One estimate of the number of clean animals would be 192 species, plus about a comparable number of now-extinct species. Many of them quite bulky. Atop the glacier-capped mountain of Ararat, way above the tree line, where did Noah get the wood for all these burnt offerings? Would gopher wood work?

 

8 Comments

  1. A possible answer, indeed. Another might be found in the term “mountains”, plural. There is no absolute indication that the ark was on Mount Ararat, just on that mountain range somewhere and searchers could be off by hundreds of miles.

    Why do you say “glacier covered” though? While the mountain may be covered in thick ice today it might not have been so at the time of Noah. If it were so for Noah, and he landed far above the tree line, it would have been a major problem to get him, his family and cargo down the glacier alive and uninjured.

  2. How to get down the mountain? Maybe they didn’t sacrifice the mountain goats.

  3. Or turned the ark into a giant sled. It would take a big one to slide an elephant down a glacier without falling into a crevasse.

  4. That makes so much sense I suspect it would have to be right. Even if Noah could somehow find dry wood from large trees mere weeks after the great flood, it would be absurd to start chopping down half a forest when he already had a source of wood that was not only sufficient, but also happened to be a vessel that could conveniently house all of the necessary victims.

    Also, using the ark would give a nice sense of closure to the whole episode, and would carry some weighty and very apt symbolism: you gave me this ark, God, and now I return it to you; You spared me from the flood, and now I trust you to provide for me to on dry land, with the ark no longer being necessary, so I burn it to show you that trust.

    Though I’m confused about the burnt offerings. After condemning 99.999% of the world’s land-dwelling creatures to a slow and terrifying death by drowning, God’s bloodlust still wasn’t quite quenched, so a few hundred more had to be rounded up to be burnt at the stake? Wow.

    The fact that a story as vile as the Noah’s Ark tale has found its way into children’s books as some kind of sweet fable about faith is testament to the incredible power of spin, selective thinking and bullshit.
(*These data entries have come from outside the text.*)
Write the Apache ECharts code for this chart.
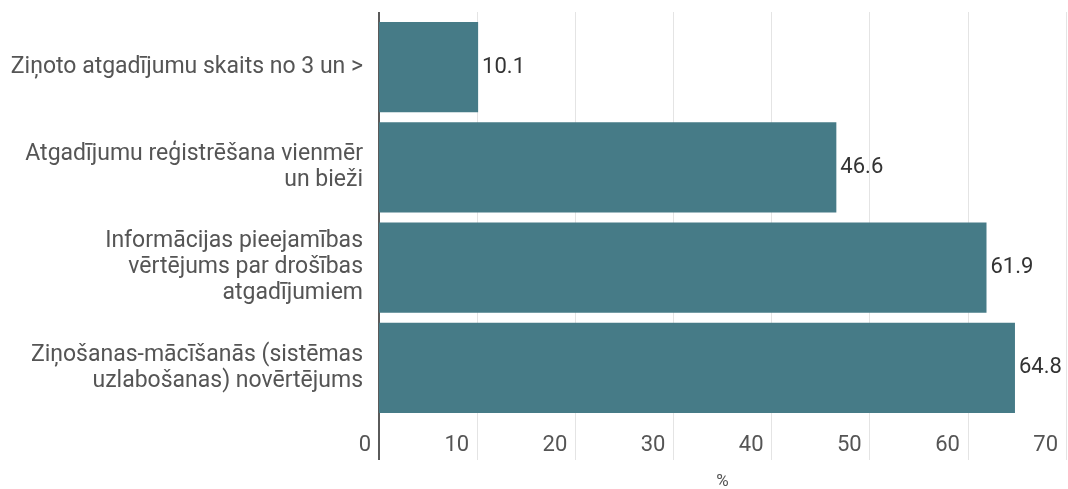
<!DOCTYPE html>
<html>
<head>
<meta charset="utf-8">
<script src="https://cdn.jsdelivr.net/npm/echarts@6/dist/echarts.min.js"></script>
<style>
  html, body { margin: 0; padding: 0; background: #fff; }
  #chart-box { width: 1068px; height: 489px; }
</style>
</head>
<body>
<div id="chart-box"></div>
<script>
// data
const categories = [
  'Ziņoto atgadījumu skaits no 3 un >',
  'Atgadījumu reģistrēšana vienmēr\nun bieži',
  'Informācijas pieejamības\nvērtējums par drošības\natgadījumiem',
  'Ziņošanas-mācīšanās (sistēmas\nuzlabošanas) novērtējums'
];
const values = [10.1, 46.6, 61.9, 64.8];
const axisMin = 0;
const axisMax = 70;
const axisStep = 10;
const axisName = '%';

const gridColor = '#e4e4e4';
const axisDark = '#5a5a5a';
const font = 'Roboto, "Noto Sans", sans-serif';

function renderChart() {
  const myChart = echarts.init(document.getElementById('chart-box'));

  // shared scale for the helper axes (tick extensions above / below the grid)
  const scale = { type: 'value', min: axisMin, max: axisMax, interval: axisStep };

  const option = {
    animation: false,
    grid: {
      left: 379,
      right: 2,
      top: 17,
      bottom: 71,
      containLabel: false,
      outerBoundsMode: 'none'
    },
    xAxis: [
      {
        ...scale,
        position: 'bottom',
        name: axisName,
        nameLocation: 'middle',
        nameGap: 55,
        nameTextStyle: { fontFamily: font, fontSize: 17, color: '#555' },
        axisLine: { show: false },
        axisTick: { show: true, length: 42, lineStyle: { color: gridColor } },
        splitLine: { show: true, lineStyle: { color: gridColor, width: 1 } },
        axisLabel: {
          fontFamily: font,
          fontSize: 22,
          color: '#555',
          align: 'right',
          padding: [0, 8, 0, 0],
          margin: 16
        }
      },
      {
        ...scale,
        position: 'top',
        axisLine: { show: false },
        axisTick: { show: true, length: 5, lineStyle: { color: gridColor } },
        axisLabel: { show: false },
        splitLine: { show: false }
      },
      {
        ...scale,
        position: 'bottom',
        axisLine: { show: false },
        axisTick: { show: true, length: 42, customValues: [axisMin], lineStyle: { color: axisDark, width: 2 } },
        axisLabel: { show: false },
        splitLine: { show: false }
      },
      {
        ...scale,
        position: 'top',
        axisLine: { show: false },
        axisTick: { show: true, length: 5, customValues: [axisMin], lineStyle: { color: axisDark, width: 2 } },
        axisLabel: { show: false },
        splitLine: { show: false }
      }
    ],
    yAxis: {
      type: 'category',
      data: categories,
      inverse: true,
      axisLine: { show: true, lineStyle: { color: axisDark, width: 2 } },
      axisTick: { show: false },
      axisLabel: {
        fontFamily: font,
        fontSize: 23,
        lineHeight: 26,
        color: '#555',
        align: 'right',
        margin: 16
      }
    },
    series: [
      {
        type: 'bar',
        xAxisIndex: 0,
        data: values,
        barCategoryGap: '10%',
        itemStyle: { color: '#467b87' },
        label: {
          show: true,
          position: 'right',
          distance: 4,
          fontFamily: font,
          fontSize: 22,
          color: '#333'
        }
      }
    ]
  };

  myChart.setOption(option);
}

renderChart();
</script>
</body>
</html>
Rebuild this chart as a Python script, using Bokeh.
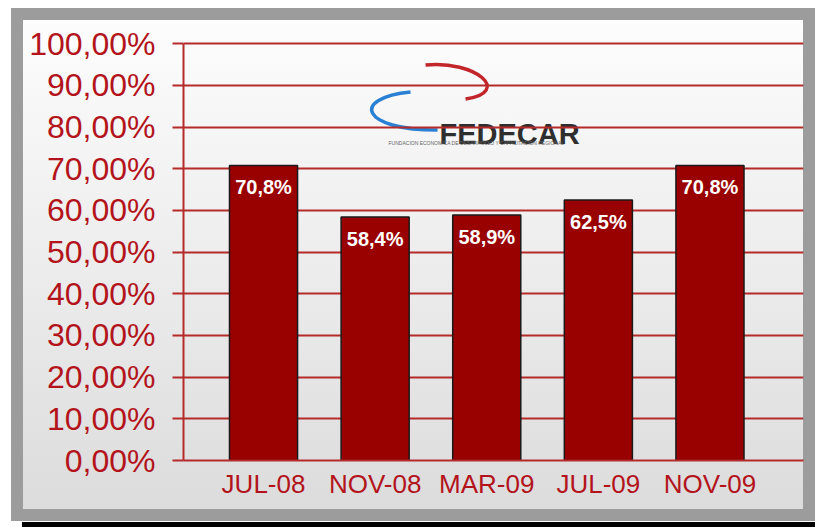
from bokeh.plotting import figure
from bokeh.models import FixedTicker, Range1d
from bokeh.core.properties import value
from bokeh.embed import file_html
from bokeh.resources import INLINE

# ---- data ----
categories = ["JUL-08", "NOV-08", "MAR-09", "JUL-09", "NOV-09"]
values = [70.8, 58.4, 58.9, 62.5, 70.8]
y_ticks = [0, 10, 20, 30, 40, 50, 60, 70, 80, 90, 100]
y_tick_labels = ["0,00%", "10,00%", "20,00%", "30,00%", "40,00%", "50,00%",
                 "60,00%", "70,00%", "80,00%", "90,00%", "100,00%"]
bar_labels = [f"{v:.1f}%".replace(".", ",") for v in values]
positions = list(range(len(categories)))

RED = "#b3141c"
GRID = "#b52a2a"

W, H = 815, 527
p = figure(width=W, height=H, x_range=Range1d(-0.717, 4.838), y_range=Range1d(0, 101),
           output_backend="svg", toolbar_location=None,
           min_border_left=183, min_border_right=12, min_border_top=39, min_border_bottom=67,
           border_fill_alpha=0, background_fill_alpha=0, outline_line_color=None)

# ---- frame decoration via CSS background layers ----
p.styles = {
    "background": (
        "linear-gradient(#fdfdfd, #dcdcdc) 23px 20px / 780px 489px no-repeat, "
        "linear-gradient(#9c9c9c, #9c9c9c) 11px 8px / 804px 513px no-repeat, "
        "linear-gradient(#000000, #000000) 22px 522px / 793px 5px no-repeat, "
        "#ffffff"
    )
}

# ---- logo (decoration) ----
def dx(px):
    return (px - 183) / 111.6 - 0.717

def dy(py):
    return (460 - py) / 4.163

p.bezier(x0=[dx(425)], y0=[dy(65)], x1=[dx(465)], y1=[dy(99)],
         cx0=[dx(475)], cy0=[dy(60)], cx1=[dx(512)], cy1=[dy(92)],
         line_color="#c2262b", line_width=3.5, level="image")
p.bezier(x0=[dx(410)], y0=[dy(92)], x1=[dx(437)], y1=[dy(130)],
         cx0=[dx(350)], cy0=[dy(98)], cx1=[dx(360)], cy1=[dy(130)],
         line_color="#2a80d2", line_width=3.5, level="image")
p.text(x=[dx(509)], y=[dy(134)], text=["FEDECAR"], text_font=value("Liberation Sans"),
       text_font_style="bold", text_font_size="29px", text_color="#2e2e2e",
       text_align="center", text_baseline="alphabetic", level="image")
p.text(x=[dx(476)], y=[dy(143)], text=["FUNDACION ECONOMICA DE DESARROLLO Y CAPACITACION REGIONAL"],
       text_font=value("Liberation Sans"), text_font_size="5px", text_color="#666666",
       text_align="center", text_baseline="middle", level="image")

# ---- bars ----
p.vbar(x=positions, top=values, width=0.61, fill_color="#990000", line_color="#1a1a1a",
       line_width=1.5)
p.text(x=positions, y=values, text=bar_labels, text_font=value("Liberation Sans"),
       text_font_style="bold", text_font_size="20px", text_color="white",
       text_align="center", text_baseline="middle", y_offset=22)

# ---- axes & grid ----
p.xgrid.visible = False
p.ygrid.ticker = FixedTicker(ticks=y_ticks)
p.ygrid.grid_line_color = GRID
p.ygrid.grid_line_width = 2

p.yaxis.ticker = FixedTicker(ticks=y_ticks)
p.yaxis.major_label_overrides = {t: l for t, l in zip(y_ticks, y_tick_labels)}
p.yaxis.major_label_text_font = "Liberation Sans"
p.yaxis.major_label_text_font_size = "32px"
p.yaxis.major_label_text_color = RED
p.yaxis.axis_line_color = GRID
p.yaxis.axis_line_width = 2
p.yaxis.major_tick_line_color = GRID
p.yaxis.major_tick_line_width = 2
p.yaxis.major_tick_out = 11
p.yaxis.major_tick_in = 0
p.yaxis.minor_tick_line_color = None
p.yaxis.major_label_standoff = 17
p.yaxis.bounds = (0, 100)

p.xaxis.ticker = FixedTicker(ticks=positions)
p.xaxis.major_label_overrides = {i: c for i, c in zip(positions, categories)}
p.xaxis.major_label_text_font = "Liberation Sans"
p.xaxis.major_label_text_font_size = "26px"
p.xaxis.major_label_text_color = RED
p.xaxis.axis_line_color = GRID
p.xaxis.axis_line_width = 2
p.xaxis.major_tick_line_color = None
p.xaxis.minor_tick_line_color = None
p.xaxis.major_label_standoff = 2

open("out.html", "w").write(file_html(p, INLINE))
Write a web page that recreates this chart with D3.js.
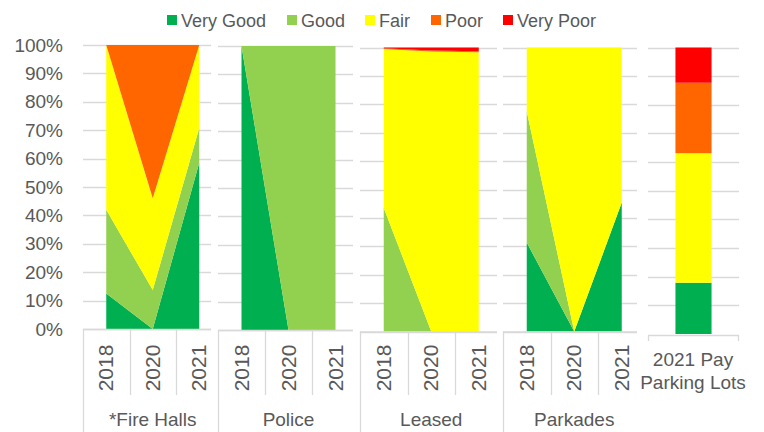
<!DOCTYPE html>
<html>
<head>
<meta charset="utf-8">
<script src="https://cdn.jsdelivr.net/npm/d3@7"></script>
<style>
  body { margin: 0; background: #fff; }
  text { font-family: "Liberation Sans", Arial, sans-serif; fill: #595959; }
</style>
</head>
<body>
<script>
// condition categories and colours
var conditions = ["Very Good", "Good", "Fair", "Poor", "Very Poor"];
var colors = ["#00b050", "#92d050", "#ffff00", "#ff6600", "#ff0000"];

var years = ["2018", "2020", "2021"];
var groups = ["*Fire Halls", "Police", "Leased", "Parkades"];

// percent of portfolio by year, in order of conditions
var fireHalls = [[12.5, 29.5, 58.0, 0, 0], [0, 13.7, 32.3, 54.0, 0], [58.5, 12.3, 29.2, 0, 0]];
var police    = [[100, 0, 0, 0, 0], [0, 100, 0, 0, 0], [0, 100, 0, 0, 0]];
var leased    = [[0, 43.5, 56.0, 0.2, 0.3], [0, 0, 98.6, 0.3, 1.1], [0, 0, 98.3, 0.4, 1.3]];
var parkades  = [[31.3, 46.2, 22.5, 0, 0], [0, 0, 100, 0, 0], [45.4, 0, 54.6, 0, 0]];

var payParkingLabel = ["2021 Pay", "Parking Lots"];
var payParking = [17.9, 0, 45.2, 24.6, 12.3];

var yTicks = [0, 0.1, 0.2, 0.3, 0.4, 0.5, 0.6, 0.7, 0.8, 0.9, 1];

// each excel chart sits in its own box
var panels = [
  { data: fireHalls, left: 83,  step: 46.5, gridRight: 211, y0: 329,   y1: 45 },
  { data: police,    left: 218, step: 47,   gridRight: 353, y0: 330,   y1: 46 },
  { data: leased,    left: 360, step: 47.5, gridRight: 497, y0: 331.5, y1: 47.5 },
  { data: parkades,  left: 503, step: 47.5, gridRight: 637, y0: 331.5, y1: 47.5 }
];

var width = 764, height = 432;
var svg = d3.select("body").append("svg")
  .attr("width", width)
  .attr("height", height);

var color = d3.scaleOrdinal().domain(conditions).range(colors);
var stack = d3.stack().keys(d3.range(conditions.length));

panels.forEach(function (p, i) {
  var x = d3.scaleBand().domain(years).range([p.left, p.left + 3 * p.step]);
  var xc = d3.scalePoint().domain(years).range([p.left, p.left + 3 * p.step]).padding(0.5);
  var y = d3.scaleLinear().domain([0, 1]).range([p.y0, p.y1]);
  var g = svg.append("g");

  g.selectAll(".grid").data(yTicks).enter().append("line")
    .attr("x1", p.left).attr("x2", p.gridRight)
    .attr("y1", function (d) { return Math.round(y(d)) + 0.5; })
    .attr("y2", function (d) { return Math.round(y(d)) + 0.5; })
    .attr("stroke", "#d9d9d9").attr("stroke-width", 1.3);

  var rows = p.data.map(function (r) { return r.map(function (v) { return v / 100; }); });
  var series = stack(rows);
  var area = d3.area()
    .x(function (d, j) { return xc(years[j]); })
    .y0(function (d) { return y(d[0]); })
    .y1(function (d) { return y(d[1]); });

  g.selectAll(".area").data(series).enter().append("path")
    .attr("d", area)
    .attr("fill", function (s) { return color(conditions[s.key]); });

  // category axis box
  var ax = g.append("g").attr("stroke", "#d9d9d9").attr("stroke-width", 1.3);
  ax.append("line").attr("x1", p.left).attr("x2", p.gridRight)
    .attr("y1", p.y0 + 0.5).attr("y2", p.y0 + 0.5);
  ax.append("line").attr("x1", p.left + 0.5).attr("x2", p.left + 0.5)
    .attr("y1", p.y0).attr("y2", height);
  ax.selectAll(".sep").data(years.slice(1)).enter().append("line")
    .attr("x1", function (d) { return Math.round(x(d)) + 0.5; })
    .attr("x2", function (d) { return Math.round(x(d)) + 0.5; })
    .attr("y1", p.y0).attr("y2", 395);

  g.selectAll(".yr").data(years).enter().append("text")
    .attr("transform", function (d) { return "translate(" + (xc(d) + 7) + ",368) rotate(-90)"; })
    .attr("text-anchor", "middle")
    .style("font-size", "21px")
    .text(function (d) { return d; });

  g.append("text")
    .attr("x", p.left + 1.5 * p.step).attr("y", 426)
    .attr("text-anchor", "middle")
    .style("font-size", "19px")
    .text(groups[i]);

  if (i === 0) {
    var yAxis = d3.axisLeft(y).tickValues(yTicks).tickSize(0).tickPadding(20)
      .tickFormat(d3.format(".0%"));
    var ya = svg.append("g").attr("transform", "translate(" + p.left + ",0)").call(yAxis);
    ya.select(".domain").remove();
    ya.selectAll("text")
      .style("font-family", "'Liberation Sans', Arial, sans-serif")
      .style("font-size", "19px").attr("fill", "#595959");
  }
});

// single stacked bar for pay parking lots
var payY = d3.scaleLinear().domain([0, 1]).range([334, 47.5]);
var payX = d3.scaleBand().domain(["2021"]).range([648, 739]).paddingInner(0).paddingOuter(0.76);
var pg = svg.append("g");
pg.selectAll(".grid").data(yTicks.slice(1)).enter().append("line")
  .attr("x1", 648).attr("x2", 739)
  .attr("y1", function (d) { return Math.round(payY(d)) + 0.5; })
  .attr("y2", function (d) { return Math.round(payY(d)) + 0.5; })
  .attr("stroke", "#d9d9d9").attr("stroke-width", 1.3);

var paySeries = stack([payParking.map(function (v) { return v / 100; })]);
pg.selectAll(".bar").data(paySeries).enter().append("rect")
  .attr("x", payX("2021"))
  .attr("width", payX.bandwidth())
  .attr("y", function (s) { return payY(s[0][1]); })
  .attr("height", function (s) { return payY(s[0][0]) - payY(s[0][1]); })
  .attr("fill", function (s) { return color(conditions[s.key]); });

var pax = pg.append("g").attr("stroke", "#d9d9d9").attr("stroke-width", 1.3);
pax.append("line").attr("x1", 648).attr("x2", 739).attr("y1", 335.5).attr("y2", 335.5);
pax.append("line").attr("x1", 648.5).attr("x2", 648.5).attr("y1", 335).attr("y2", 341);
pax.append("line").attr("x1", 738.5).attr("x2", 738.5).attr("y1", 335).attr("y2", 341);

pg.selectAll(".lbl").data(payParkingLabel).enter().append("text")
  .attr("x", 693)
  .attr("y", function (d, j) { return 366 + j * 23; })
  .attr("text-anchor", "middle")
  .style("font-size", "19px")
  .text(function (d) { return d; });

// legend
var legendX = [167, 287, 365, 431, 503];
var legend = svg.append("g").selectAll("g").data(conditions).enter().append("g")
  .attr("transform", function (d, j) { return "translate(" + legendX[j] + ",15)"; });
legend.append("rect").attr("width", 10).attr("height", 10)
  .attr("fill", function (d) { return color(d); });
legend.append("text").attr("x", 14).attr("y", 11.5)
  .style("font-size", "18px")
  .text(function (d) { return d; });
</script>
</body>
</html>
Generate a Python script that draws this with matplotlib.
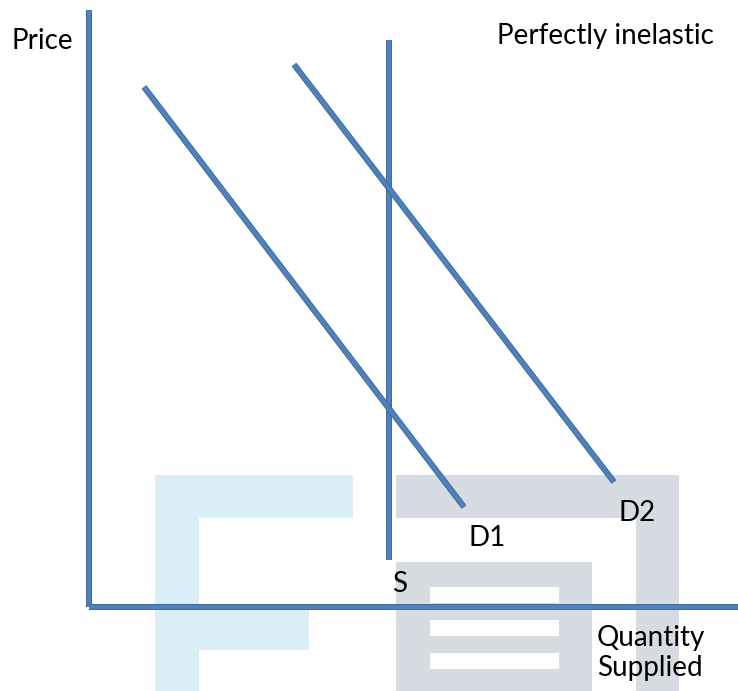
import matplotlib.pyplot as plt
import matplotlib.patheffects as pe
from matplotlib.patches import Rectangle

# curve endpoints (quantity, price)
s_q = [6.0, 6.0]
s_p = [0.95, 11.35]
d1_q = [1.1, 7.5]
d1_p = [10.4, 2.0]
d2_q = [4.1, 10.5]
d2_p = [10.85, 2.5]
axis_top = 11.95
axis_right = 13.0

labels = ['S', 'D1', 'D2']

plt.rcParams['font.family'] = ['Lato', 'DejaVu Sans']

fig = plt.figure(figsize=(7.38, 6.91), dpi=100)
ax = fig.add_axes([0, 0, 1, 1])
ax.set_xlim(-1.78, 12.98)
ax.set_ylim(-1.68, 12.14)
ax.axis('off')

# watermark in background
blue_wm = '#d9eef6'
grey_wm = '#d6dce1'
for x0, y0, w, h, c in [
    (1.32, -1.68, 0.88, 4.32, blue_wm),
    (1.32, 1.78, 3.96, 0.86, blue_wm),
    (1.32, -0.86, 3.08, 0.86, blue_wm),
    (6.14, 1.78, 5.66, 0.86, grey_wm),
    (10.94, -1.68, 0.86, 4.32, grey_wm),
    (6.14, -1.68, 3.92, 2.58, grey_wm),
]:
    ax.add_patch(Rectangle((x0, y0), w, h, color=c, zorder=0, lw=0))
for y0 in [0.08, -0.58, -1.24]:
    ax.add_patch(Rectangle((6.82, y0), 2.58, 0.32, color='white', zorder=0.5, lw=0))

line_kw = dict(color='#4f81bd', lw=3, solid_capstyle='butt', zorder=3,
               path_effects=[pe.Stroke(linewidth=4.3, foreground='#3d6796'), pe.Normal()])

# axes
ax.plot([0, 0], [0, axis_top], **line_kw)
ax.plot([0, axis_right], [0, 0], **line_kw)

# supply and demand
ax.plot(s_q, s_p, **line_kw)
ax.plot(d1_q, d1_p, **line_kw)
ax.plot(d2_q, d2_p, **line_kw)

fs = 20
ax.text(-1.56, 11.32, 'Price', fontsize=fs, va='center', ha='left', zorder=4)
ax.text(8.16, 11.42, 'Perfectly inelastic', fontsize=fs, va='center', ha='left', zorder=4)
ax.text(6.06, 0.46, labels[0], fontsize=fs, va='center', ha='left', zorder=4)
ax.text(7.58, 1.38, labels[1], fontsize=fs, va='center', ha='left', zorder=4)
ax.text(10.58, 1.88, labels[2], fontsize=fs, va='center', ha='left', zorder=4)
ax.text(10.16, -0.92, 'Quantity\nSupplied', fontsize=fs, va='center', ha='left',
        linespacing=1.22, zorder=4)

fig.savefig('out.png', dpi=100)
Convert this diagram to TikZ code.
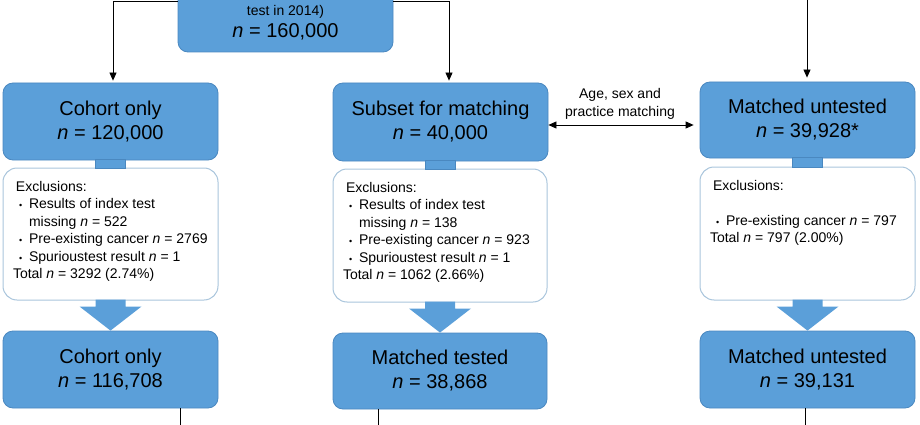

    Though I’m also confused about how these animals could be sacrificed without causing their species to go extinct, since there were only two of each. Surely many would not have had time to conceive, gestate, and give birth to children, especially as animals often struggle to conceive in captivity (and we’re talking about animals who presumably had some drastic interruptions to their regular diet)? And of those children that did manage to get born, surely many would have been snapped up by the carnivores, who were probably a bit hungry after fasting on a boat for several months?

    Are these the [about 192] “now-extinct” species you refer to? Animals that are extinct because Noah sacrificed the last ones of them?

    On a side note, I think your new blog design/system has broken pre-existing RSS subscriptions. Until I came here to write this comment, I thought you hadn’t posted anything for weeks, as nothing was coming up on my feed. I believe the “what type of bread” post is the last one I’ve been notified of.

  5. Lee Harmon

    Hi Dave, I admit I don’t know a lot about RSS, but so far as I know when I switched from blogger to wordpress I couldn’t carry it forward, since I had never set up a 3rd-party feed service. Yeah, I broke the feeds, and I’m hoping people find their way back to me!

    About Noah, there are actually two different flood stories in the Bible, (they are spliced together) and the one where he sacrifices animals, he carries seven (not two) of the sacrificable animals onboard. :)

    Finally, drowning is a pretty humane way to die IMO! I think that would be my choice!

  6. I trust you remember the South East Asian Tsunami footage that brought the world to a standstill as we all watched in horror? That’s the sort of thing we’re talking about, only on a MUCH larger scale. Those are the sort of deaths we’re talking about…..but only for the lucky ones.

    The unlucky ones wouldn’t die straight away by falling into a pool of water or being smashed against a rock by a big wave. Instead, they would just watch the rain coming and coming, day after day, week after week, as they fled daily for higher ground. First, their homes would be damaged, and then washed away. Soon after, their communities and food infrastructure would start to break down, as people started panicking and forming into hordes of refugees looking for higher ground. Eventually, they’d get separated from some of their loved ones. For days on end, they’d witness people and animals drowning around them, and though themselves exhausted and starving, and by now probably physically ill, they’d frantically keep fleeing to higher ground out of sheer terror and survival instinct.

    Towards the end of this horrible journey, they’d finally reach a dead-end on one kind or another: the highest hilltop, structure, or mountain in their area, turned into an ever-shrinking island. From here, there’d be nothing left to do but sit and let dread set in as they watched their doom slowly creep up upon them.

    Yet even this might take days. Just watching and waiting, hungry, traumatised and sick, as the water slowly rises and rises. Some would just jump in to kill themselves, but others would be to scared to. Their final hours would be spent waist-high in water, ever-scrambling for a better foothold. Then neck high, watching their last few remaining comrades succumb to death around them. Then treading water. Only then, after weeks of misery and terror, would they finally drown.

    What exactly about this process strikes you as humane?

    • Lee Harmon

      :) You do paint a pretty bleak picture! Given that we have no idea what sort of ancient event spawned the various flood stories, if any, I choose to ignore the evil and stick with the children’s version: a sweet fable of faith. I figure if the authors wanted me to dwell on the horror, they would have given more attention to the horror.

      • But are these not, generally speaking, the same authors who portrayed the brutal genocide of Canaanites as an act of salvation? or the stoning to death of a rape victim as an act of divinely-sanctioned justice?

        The Nazi Holocaust was portrayed by its creators as a wonderful program of cleansing that would eradicate forever the parasites and dregs of society and would elevate humanity to a new Golden Age of prosperity, strength, and peace.

        Sometimes the intentions of the storyteller are best ignored, as they can get in the way of understanding the actual heart of the story.